The Civic Light Opera Guild's annual Christmas party wasn't a party until Constance Rockwell showed up in her famous Christmas tree hat.
Mrs. Rockwell founded the group 50 years ago with 26 women who met at her home. Their first fund-raising event, a dinner dance at the Pittsburgh Field Club, became the guild's annual Pink Frolic Ball, now one of the highlights of Pittsburgh's social season.
Mrs. Rockwell, wife of the late Pittsburgh industrialist Willard F. Rockwell Jr., had a stroke Nov. 19 and died Wednesday at Forbes Hospice. She was 90.
"From its very first days, Connie Rockwell was not only the founder, but also the heart of the CLO Guild," said CLO executive producer Van Kaplan. "Her energy and enthusiasm were legendary, and her dedication to the Pittsburgh CLO will continue to be an inspiration."
The guild's annual Christmas party had been scheduled for Monday.
"We canceled because of Connie's illness," said Dolores Bold, a longtime friend of Mrs.
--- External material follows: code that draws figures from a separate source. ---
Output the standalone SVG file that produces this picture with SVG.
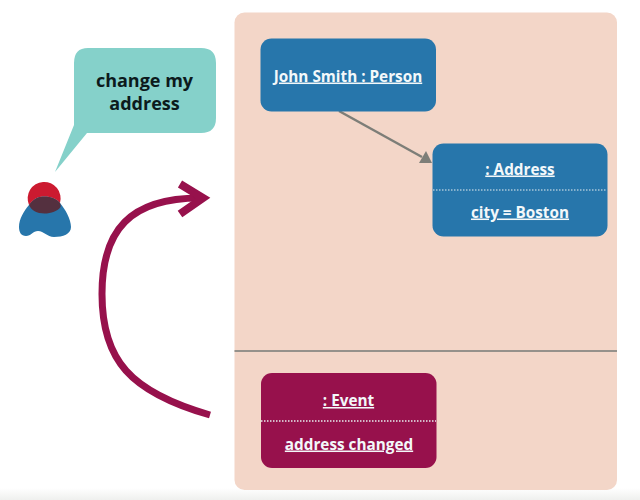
<svg xmlns="http://www.w3.org/2000/svg" width="640" height="500" viewBox="0 0 640 500">
<defs>
<linearGradient id="fade" x1="0" y1="0" x2="0" y2="1"><stop offset="0" stop-color="#ffffff"/><stop offset="1" stop-color="#eff0ee"/></linearGradient>
</defs>
<style>
text{font-family:"Open Sans","Noto Sans",sans-serif;font-weight:700;text-anchor:middle;font-size:15.3px}
.w{fill:#f3f8fa;text-decoration:underline}
.blue{fill:#2776ab}
.mag{fill:#97114c}
.div{stroke:#e8eef0;stroke-width:1;stroke-dasharray:1.5 1.5;fill:none}
</style>
<rect width="640" height="500" fill="#ffffff"/>
<rect x="0" y="488" width="640" height="12" fill="url(#fade)"/>
<g id="panel">
<rect x="234.500" y="12.500" width="382.500" height="477.500" rx="10" fill="#f3d6c8"/>
<line x1="234.500" y1="351" x2="617" y2="351" stroke="#95918b" stroke-width="2"/>
</g>
<g id="speech">
<path d="M88 48H201Q216 48 216 63V118Q216 133 201 133H87L55 172L74 125V63Q74 48 88 48Z" fill="#85d1ca"/>
<text x="144.500" y="86.500" style="font-size:18px" fill="#0c1a1c">change my</text>
<text x="144.500" y="109.500" style="font-size:18px" fill="#0c1a1c">address</text>
</g>
<g id="actor">
<path d="M29 205C33 199 38 196.500 44.500 196.500C51 196.500 57 199 60 203C65 209 71 219 71 227C71 234 63 237 54 237C47 237 44 231 38 231C33 231 31 236 26 236C21 236 19 232 19 227C19 219 24 211 29 205Z" fill="#2776ab"/>
<path d="M60 203A16.500 16.500 0 1 0 29 205C33 199 38 196.500 44.500 196.500C51 196.500 57 199 60 203Z" fill="#cc1a30"/>
<path d="M29 205C33 199 38 196.500 44.500 196.500C51 196.500 57 199 60 203C60.500 205 61 206 60.500 207C58 211 51 213.500 44.500 213.500C37 213.500 31 210 29 205Z" fill="#54303f"/>
</g>
<g id="connectors">
<path d="M210 415C130 392 102 360 102 294C102 230 130 198 200 198" fill="none" stroke="#97114c" stroke-width="7"/>
<path d="M180 184L203 198L180 214" fill="none" stroke="#97114c" stroke-width="8"/>
<line x1="339" y1="111" x2="422" y2="157" stroke="#7d7e78" stroke-width="2.500"/>
<path d="M432 163L419 163L426 151Z" fill="#7d7e78"/>
</g>
<g id="person">
<rect x="260.500" y="38.500" width="175.500" height="73" rx="11" class="blue"/>
<text x="348" y="81.500" class="w">John Smith : Person</text>
</g>
<g id="address">
<rect x="432.500" y="143.500" width="175" height="93" rx="11" class="blue"/>
<line x1="433" y1="190" x2="607" y2="190" class="div"/>
<text x="520" y="174.500" class="w">: Address</text>
<text x="520" y="217.500" class="w">city = Boston</text>
</g>
<g id="event">
<rect x="261" y="373" width="175.500" height="95" rx="11" class="mag"/>
<line x1="261" y1="421" x2="436" y2="421" class="div" style="stroke-width:1.500"/>
<text x="348.500" y="406" class="w">: Event</text>
<text x="349" y="449.500" class="w">address changed</text>
</g>
</svg>
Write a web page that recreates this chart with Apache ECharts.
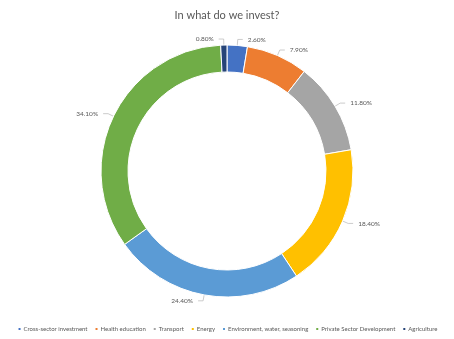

Rockwell and a charter member of the guild.
Mrs. Bold was one of the women invited to help establish the guild after Mrs. Rockwell decided to take on the challenge of pulling it together. Irwin D. Wolf, president of the Civic Light Opera Association and vice president of Kaufmann's department store, had asked her to do so. Initially, Mrs. Rockwell was not sure she was up to the task.
Mr. Wolf and CLO Association managing director William Wymetal convinced her she was the civic-minded woman they needed.
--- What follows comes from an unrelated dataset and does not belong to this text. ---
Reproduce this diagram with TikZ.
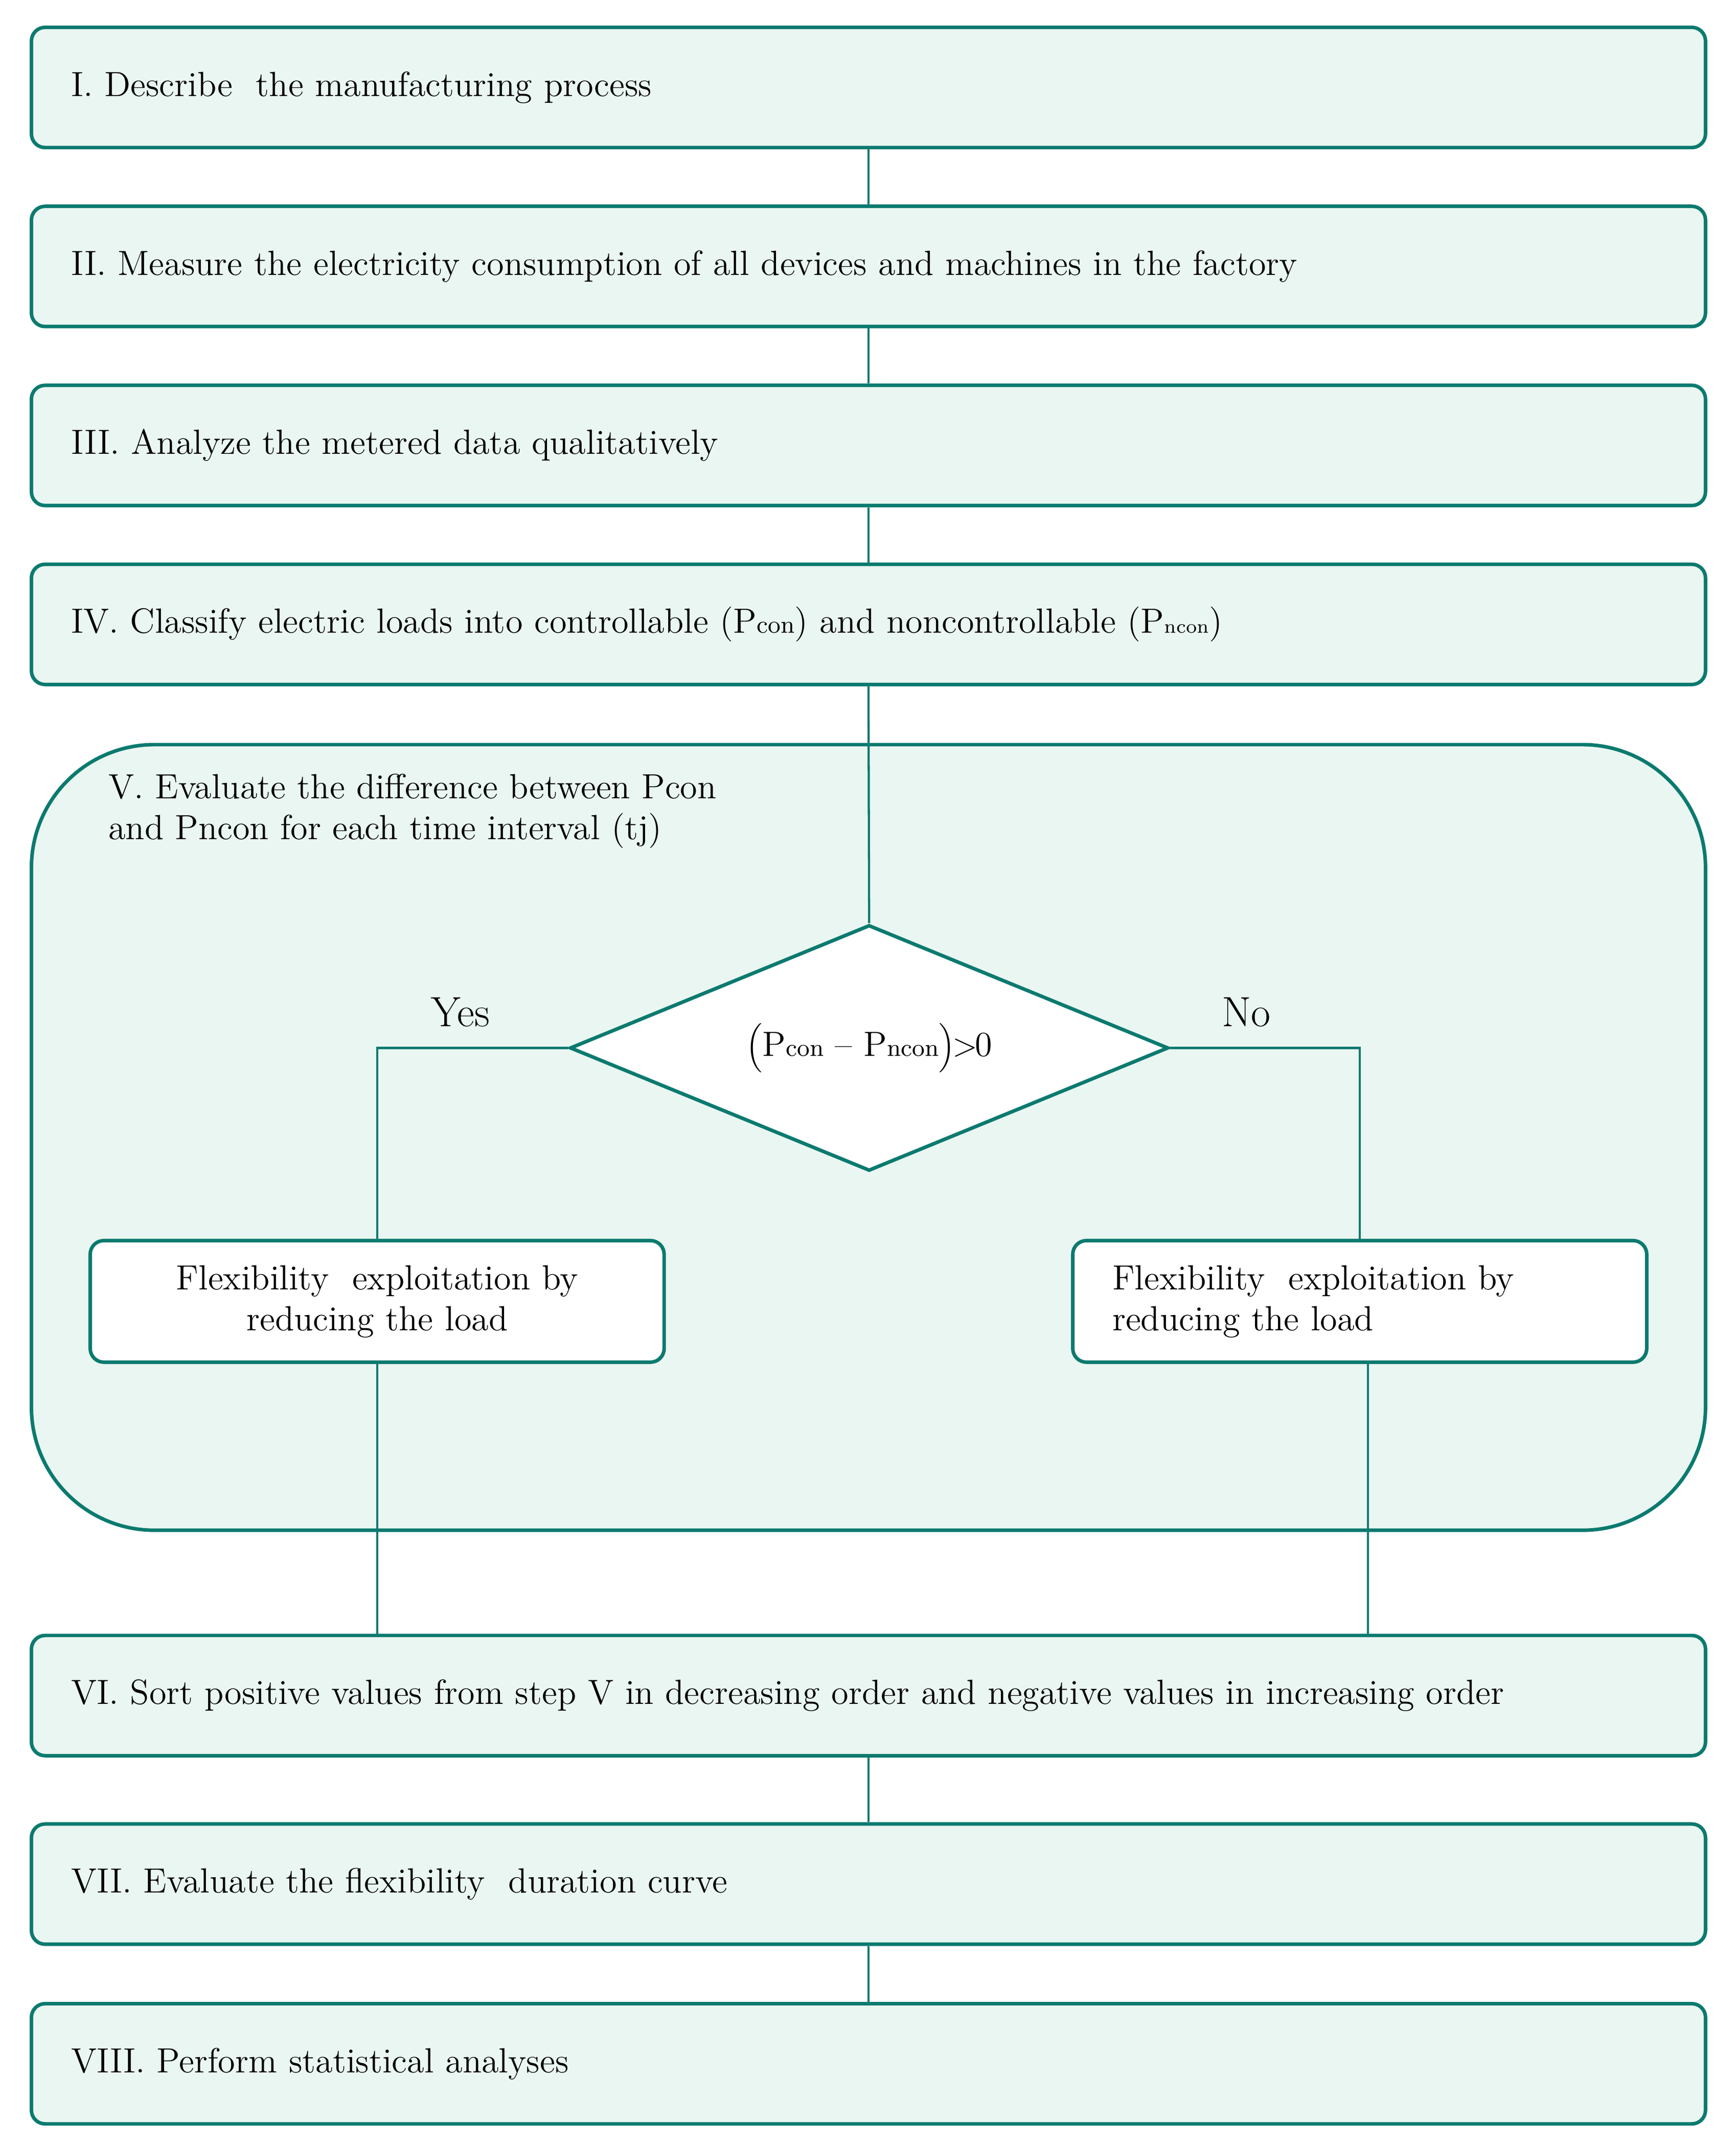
\documentclass[tikz,border=0pt]{standalone}
\usetikzlibrary{shapes.geometric,calc}
\definecolor{tealline}{HTML}{0B7A6F}
\definecolor{lightfill}{HTML}{EAF6F1}
\begin{document}
\begin{tikzpicture}[x=0.5pt,y=-0.5pt,
  font=\fontsize{12.8}{15}\selectfont,
  stepbox/.style={draw=tealline, line width=1.3pt, fill=lightfill, rounded corners=5pt,
    minimum width=612.5pt, minimum height=44pt, text width=583.5pt, inner xsep=14.5pt,
    inner ysep=0pt, align=left},
  flexbox/.style={draw=tealline, line width=1.3pt, fill=white, rounded corners=5pt,
    minimum width=210pt, minimum height=44.5pt, text width=181pt, inner xsep=14.5pt,
    inner ysep=0pt},
  conn/.style={draw=tealline, line width=0.8pt},
  lbl/.style={font=\fontsize{15.5}{18}\selectfont, inner sep=0pt}
]
\useasboundingbox (0,0) rectangle (1270,1570.7);

% container for step V
\node[draw=tealline, line width=1.3pt, fill=lightfill, rounded corners=45pt,
  minimum width=612.5pt, minimum height=287.5pt, inner sep=0pt] (V) at (635.5,832.5) {};
\node[anchor=north west, align=left, inner sep=0pt] (Vlabel) at (79,566)
  {V. Evaluate the difference between Pcon\\and Pncon for each time interval (tj)};

% main steps
\node[stepbox] (s1) at (635.5,64) {I. Describe~ the manufacturing process};
\node[stepbox] (s2) at (635.5,195) {II. Measure the electricity consumption of all devices and machines in the factory};
\node[stepbox] (s3) at (635.5,326) {III. Analyze the metered data qualitatively};
\node[stepbox] (s4) at (635.5,457) {IV. Classify electric loads into controllable (P{\small con}) and noncontrollable (P{\scriptsize ncon})};
\node[stepbox] (s6) at (635.5,1241) {VI. Sort positive values from step V in decreasing order and negative values in increasing order};
\node[stepbox] (s7) at (635.5,1379) {VII. Evaluate the flexibility~ duration curve};
\node[stepbox] (s8) at (635.5,1510.5) {VIII. Perform statistical analyses};

% decision
\node[diamond, draw=tealline, line width=1.3pt, fill=white, aspect=2.43,
  minimum width=219pt, minimum height=90pt, inner sep=0pt] (dia) at (636,767)
  {$\Bigl($P{\small con} -- P{\small ncon}$\Bigr)$\kern-1pt$>$\kern-1pt0};

% flexibility boxes
\node[flexbox, align=center] (lf) at (276,952.5) {Flexibility~ exploitation by\\reducing the load};
\node[flexbox, align=left] (rf) at (995,952.5) {Flexibility~ exploitation by\\reducing the load};

% labels
\node[lbl] (yes) at (337,741) {Yes};
\node[lbl] (no) at (912,741) {No};

% connectors
\draw[conn] (s1.south) -- (s2.north);
\draw[conn] (s2.south) -- (s3.north);
\draw[conn] (s3.south) -- (s4.north);
\draw[conn] (s4.south) -- (dia.north);
\draw[conn] (dia.west) -| (lf.north);
\draw[conn] (dia.east) -| (rf.north);
\draw[conn] (lf.south) -- (lf.south |- s6.north);
\draw[conn] ([xshift=3pt]rf.south) -- ([xshift=3pt]rf.south |- s6.north);
\draw[conn] (s6.south) -- (s7.north);
\draw[conn] (s7.south) -- (s8.north);
\end{tikzpicture}
\end{document}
Eight months after the initial meeting of 26 women, the guild had grown to 100 members. The following year, it sponsored a benefit ball to raise money. Invitations were sent on pink paper, and pink remains the signature color of the guild. Mrs. Rockwell served as its president from 1955 to 1963 and chaired the Pink Frolic Ball in 1964, 1980 and 1992.
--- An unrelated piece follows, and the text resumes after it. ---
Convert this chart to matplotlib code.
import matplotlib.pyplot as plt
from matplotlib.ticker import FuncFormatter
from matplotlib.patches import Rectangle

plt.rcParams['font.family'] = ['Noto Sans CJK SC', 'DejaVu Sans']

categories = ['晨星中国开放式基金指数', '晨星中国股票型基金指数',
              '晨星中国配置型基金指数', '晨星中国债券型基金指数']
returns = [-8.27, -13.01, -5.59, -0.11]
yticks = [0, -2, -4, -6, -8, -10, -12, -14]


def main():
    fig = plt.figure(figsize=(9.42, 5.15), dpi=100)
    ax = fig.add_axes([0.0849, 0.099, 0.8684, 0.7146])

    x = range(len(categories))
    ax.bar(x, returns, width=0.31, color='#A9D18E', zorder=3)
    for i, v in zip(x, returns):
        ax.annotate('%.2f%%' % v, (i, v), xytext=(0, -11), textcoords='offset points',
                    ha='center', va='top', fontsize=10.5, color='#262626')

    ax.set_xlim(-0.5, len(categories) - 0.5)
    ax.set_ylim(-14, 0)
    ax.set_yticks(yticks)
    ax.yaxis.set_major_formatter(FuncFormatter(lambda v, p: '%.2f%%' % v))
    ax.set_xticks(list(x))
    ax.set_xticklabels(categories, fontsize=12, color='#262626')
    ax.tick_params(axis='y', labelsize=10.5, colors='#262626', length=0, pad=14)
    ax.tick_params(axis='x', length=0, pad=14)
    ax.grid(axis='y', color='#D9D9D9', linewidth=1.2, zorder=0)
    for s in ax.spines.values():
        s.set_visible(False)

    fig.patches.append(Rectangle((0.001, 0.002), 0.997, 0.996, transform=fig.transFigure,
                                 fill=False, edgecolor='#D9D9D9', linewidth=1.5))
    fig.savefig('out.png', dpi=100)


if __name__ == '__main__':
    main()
In May, a record crowd of 560 guests turned out when Mrs. Rockwell was honored at the 50th anniversary ball.
Mrs. Rockwell was born Constance Templeton in Manila, Philippines. She graduated from high school in San Francisco, attended business school in Oakland, Calif., and landed a secretarial job in NBC's audience fan mail department.
Mrs. Rockwell met her future husband, Willard, at a dinner party while he was in San Francisco on business. After he returned to the East Coast, the couple corresponded by mail for two years. When instead of an engagement ring, Mrs. Rockwell received a postcard from Mr. Rockwell stating that he was going to vacation in Havana, she decided to return to Manila.
There, she married and had a daughter. She later divorced her first husband and returned to the United States. She and Mr. Rockwell became reacquainted and were married July 16, 1941.
The two settled into a house in Edgewood next to Mr. Rockwell's parents, Col. Willard and Clara Rockwell.
Mrs. Rockwell spent the next 14 years raising her five children, traveling with her husband and caring for their various homes, in Pittsburgh, Cat Cay in the Bahamas, and Nemacolin in Farmington, Fayette County.
In addition to her work for the CLO and other charitable causes and organizations, Mrs. Rockwell had her own interior design firm called Creative Design International, which had offices in Pittsburgh and Fort Lauderdale.
Mrs. Rockwell is survived by three sons, Willard F. Rockwell III of Uptown, S. Kent Rockwell of Fox Chapel and Russell A. Rockwell of Davidson, N.C.; a daughter, Patricia Lynne Boorn of West Palm Beach, Fla.; eight grandchildren; and a great-grandson.
A memorial service will be held at 2 p.m. today at First Presbyterian Church, Sixth Avenue, Downtown.